The derivative of functions with 1 input at one point (\(x,f(x)\)) can be represented by a tangent lines when \(x\) is specified. Meanwhile, the representation for the derivative of functions with 2 inputs at points(\(x_1,x_2,f(x_1,x_2)\)) where \(x_1\) is specified is a plane (tangent plane), for functions with 3 input it is a 3D space (3D tangent space), etc.
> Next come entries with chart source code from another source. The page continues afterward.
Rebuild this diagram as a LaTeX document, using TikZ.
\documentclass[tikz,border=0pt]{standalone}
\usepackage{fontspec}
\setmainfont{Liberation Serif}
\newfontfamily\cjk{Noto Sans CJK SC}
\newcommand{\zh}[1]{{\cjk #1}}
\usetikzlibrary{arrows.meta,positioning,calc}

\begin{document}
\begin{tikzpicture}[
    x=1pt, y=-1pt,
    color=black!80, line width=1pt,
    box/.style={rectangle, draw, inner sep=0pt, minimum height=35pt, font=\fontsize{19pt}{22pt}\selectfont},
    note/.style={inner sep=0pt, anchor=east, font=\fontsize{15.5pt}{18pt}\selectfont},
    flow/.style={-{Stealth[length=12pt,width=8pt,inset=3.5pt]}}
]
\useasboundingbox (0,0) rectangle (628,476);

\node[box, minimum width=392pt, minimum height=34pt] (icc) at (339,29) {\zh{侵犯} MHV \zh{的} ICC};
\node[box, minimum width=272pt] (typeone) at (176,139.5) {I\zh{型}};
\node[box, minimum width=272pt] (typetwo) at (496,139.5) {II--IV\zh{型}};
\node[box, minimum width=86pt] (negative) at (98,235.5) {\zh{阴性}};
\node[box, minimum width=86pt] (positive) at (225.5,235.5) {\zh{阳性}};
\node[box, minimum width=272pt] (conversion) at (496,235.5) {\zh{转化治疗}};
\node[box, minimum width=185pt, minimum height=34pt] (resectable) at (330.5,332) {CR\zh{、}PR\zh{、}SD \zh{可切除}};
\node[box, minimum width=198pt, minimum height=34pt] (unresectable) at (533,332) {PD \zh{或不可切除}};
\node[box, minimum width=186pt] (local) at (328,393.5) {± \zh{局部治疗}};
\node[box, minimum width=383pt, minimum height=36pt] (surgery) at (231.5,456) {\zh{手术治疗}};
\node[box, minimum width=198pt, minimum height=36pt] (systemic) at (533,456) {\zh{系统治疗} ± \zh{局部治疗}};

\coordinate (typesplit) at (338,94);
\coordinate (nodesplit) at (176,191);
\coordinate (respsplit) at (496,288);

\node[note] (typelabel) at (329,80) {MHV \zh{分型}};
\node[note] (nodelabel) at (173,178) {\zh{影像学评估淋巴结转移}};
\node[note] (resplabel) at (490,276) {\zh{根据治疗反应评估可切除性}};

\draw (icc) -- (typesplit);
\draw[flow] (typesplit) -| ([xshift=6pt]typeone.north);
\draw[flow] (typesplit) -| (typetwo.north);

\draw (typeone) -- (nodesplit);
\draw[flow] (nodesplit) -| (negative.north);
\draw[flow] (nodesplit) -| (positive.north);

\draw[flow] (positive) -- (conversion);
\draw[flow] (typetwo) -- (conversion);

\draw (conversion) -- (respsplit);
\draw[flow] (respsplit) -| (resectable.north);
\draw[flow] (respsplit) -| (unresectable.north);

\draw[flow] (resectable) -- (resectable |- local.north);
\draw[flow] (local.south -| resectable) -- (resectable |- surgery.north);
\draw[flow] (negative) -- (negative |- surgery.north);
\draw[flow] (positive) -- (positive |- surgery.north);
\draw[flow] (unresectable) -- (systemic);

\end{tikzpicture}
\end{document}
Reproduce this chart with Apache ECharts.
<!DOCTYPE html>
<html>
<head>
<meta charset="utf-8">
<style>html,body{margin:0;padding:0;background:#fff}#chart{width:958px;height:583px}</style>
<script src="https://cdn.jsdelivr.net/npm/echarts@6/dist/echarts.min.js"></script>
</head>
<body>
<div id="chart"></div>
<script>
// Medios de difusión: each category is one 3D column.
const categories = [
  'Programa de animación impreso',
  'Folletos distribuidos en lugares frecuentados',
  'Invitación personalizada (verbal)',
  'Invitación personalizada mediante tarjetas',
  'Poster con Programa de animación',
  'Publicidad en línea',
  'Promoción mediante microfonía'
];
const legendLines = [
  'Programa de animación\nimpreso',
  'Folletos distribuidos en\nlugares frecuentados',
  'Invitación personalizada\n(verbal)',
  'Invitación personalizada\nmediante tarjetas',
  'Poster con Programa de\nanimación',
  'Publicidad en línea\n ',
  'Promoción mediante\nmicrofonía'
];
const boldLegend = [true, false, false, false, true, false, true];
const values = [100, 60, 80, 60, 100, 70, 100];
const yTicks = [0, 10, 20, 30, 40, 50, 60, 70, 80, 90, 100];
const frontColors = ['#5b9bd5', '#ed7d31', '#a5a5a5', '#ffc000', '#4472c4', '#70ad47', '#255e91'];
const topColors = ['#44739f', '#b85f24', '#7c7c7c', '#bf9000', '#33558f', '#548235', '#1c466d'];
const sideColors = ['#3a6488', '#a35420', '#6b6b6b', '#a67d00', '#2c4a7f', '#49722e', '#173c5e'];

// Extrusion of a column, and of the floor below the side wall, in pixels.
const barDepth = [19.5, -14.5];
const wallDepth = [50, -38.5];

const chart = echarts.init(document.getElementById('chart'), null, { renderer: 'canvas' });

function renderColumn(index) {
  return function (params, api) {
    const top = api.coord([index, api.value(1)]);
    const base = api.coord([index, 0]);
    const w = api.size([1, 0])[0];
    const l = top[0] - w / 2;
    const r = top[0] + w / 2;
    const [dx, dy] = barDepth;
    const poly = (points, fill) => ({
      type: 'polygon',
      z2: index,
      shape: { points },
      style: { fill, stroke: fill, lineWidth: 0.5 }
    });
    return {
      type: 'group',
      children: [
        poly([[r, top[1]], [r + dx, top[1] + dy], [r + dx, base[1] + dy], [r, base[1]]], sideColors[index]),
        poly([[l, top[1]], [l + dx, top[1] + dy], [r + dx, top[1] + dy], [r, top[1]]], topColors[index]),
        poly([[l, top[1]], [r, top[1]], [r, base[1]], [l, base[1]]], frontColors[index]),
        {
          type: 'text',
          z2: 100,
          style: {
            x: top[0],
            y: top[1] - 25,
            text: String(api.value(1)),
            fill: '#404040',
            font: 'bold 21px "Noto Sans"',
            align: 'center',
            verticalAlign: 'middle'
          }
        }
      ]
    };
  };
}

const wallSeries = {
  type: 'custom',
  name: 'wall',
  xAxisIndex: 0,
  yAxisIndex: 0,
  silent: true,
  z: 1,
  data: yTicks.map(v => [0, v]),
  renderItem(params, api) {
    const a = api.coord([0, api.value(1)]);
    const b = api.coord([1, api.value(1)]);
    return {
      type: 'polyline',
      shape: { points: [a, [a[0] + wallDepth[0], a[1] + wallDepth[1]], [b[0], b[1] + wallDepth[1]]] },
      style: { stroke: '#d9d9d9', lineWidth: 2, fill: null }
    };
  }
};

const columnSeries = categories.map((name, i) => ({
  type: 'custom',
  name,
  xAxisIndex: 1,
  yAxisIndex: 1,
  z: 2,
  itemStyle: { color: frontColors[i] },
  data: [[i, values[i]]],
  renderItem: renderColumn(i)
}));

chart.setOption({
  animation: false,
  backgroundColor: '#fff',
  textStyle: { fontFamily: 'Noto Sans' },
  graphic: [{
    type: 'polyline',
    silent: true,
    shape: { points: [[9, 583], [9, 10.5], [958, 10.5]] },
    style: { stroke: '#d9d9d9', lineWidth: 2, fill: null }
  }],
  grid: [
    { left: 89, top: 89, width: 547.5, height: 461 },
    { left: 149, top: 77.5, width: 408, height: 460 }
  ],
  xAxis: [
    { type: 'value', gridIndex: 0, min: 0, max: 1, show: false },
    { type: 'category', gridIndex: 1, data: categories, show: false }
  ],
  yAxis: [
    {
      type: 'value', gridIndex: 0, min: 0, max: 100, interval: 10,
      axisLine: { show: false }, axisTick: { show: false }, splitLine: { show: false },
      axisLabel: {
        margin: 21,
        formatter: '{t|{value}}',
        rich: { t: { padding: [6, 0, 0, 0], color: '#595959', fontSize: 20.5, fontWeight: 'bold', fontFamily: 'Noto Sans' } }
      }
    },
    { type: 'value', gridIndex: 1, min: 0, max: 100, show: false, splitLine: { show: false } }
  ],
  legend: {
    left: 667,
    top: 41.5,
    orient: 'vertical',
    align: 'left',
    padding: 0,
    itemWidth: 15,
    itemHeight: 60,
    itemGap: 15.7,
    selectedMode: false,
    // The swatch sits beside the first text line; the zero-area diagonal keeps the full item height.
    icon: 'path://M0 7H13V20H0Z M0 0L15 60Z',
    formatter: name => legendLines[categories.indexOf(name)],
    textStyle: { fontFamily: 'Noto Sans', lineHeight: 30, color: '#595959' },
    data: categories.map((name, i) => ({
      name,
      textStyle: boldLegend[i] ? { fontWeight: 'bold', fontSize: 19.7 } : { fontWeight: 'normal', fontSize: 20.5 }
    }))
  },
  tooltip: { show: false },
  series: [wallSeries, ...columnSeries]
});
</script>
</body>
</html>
In normal differentiation (single-input functions). To obtain a numerical value for the rate of change at a certain point is to obtain the slope of the tangent line at that point: there is only 1 slope because there is only one single line going across one single point, \((x,f(x))\). To do it we just need to specify \(x\) since \(f(x)\) is only dependent on \(x\).

The graph of a two-variable function is a 2 dimensional surface in 3 dimensional space, so each point can be represented by \((x_1,x_2,f(x_1,x_2))\), where the value of \(f(x_1,x_2)\) is dependent to both \(x_1\) and \(x_2\).

The derivative with respect to any one of the variable (e.g. \(x_1\)) when the variable (this case, \(x_1\)) is specific is a value dependent to \(f(x_1,x_2)\) and \(x_2\). So it is no longer a tangent line across one point, but a tangent plane across infinitely many points whose \(x_1 = \text{the specific value}\). This is why, if we want to get an actual numerical value for the slope, we need to specify \(x_2\).

The same applies to tangent of higher dimensions.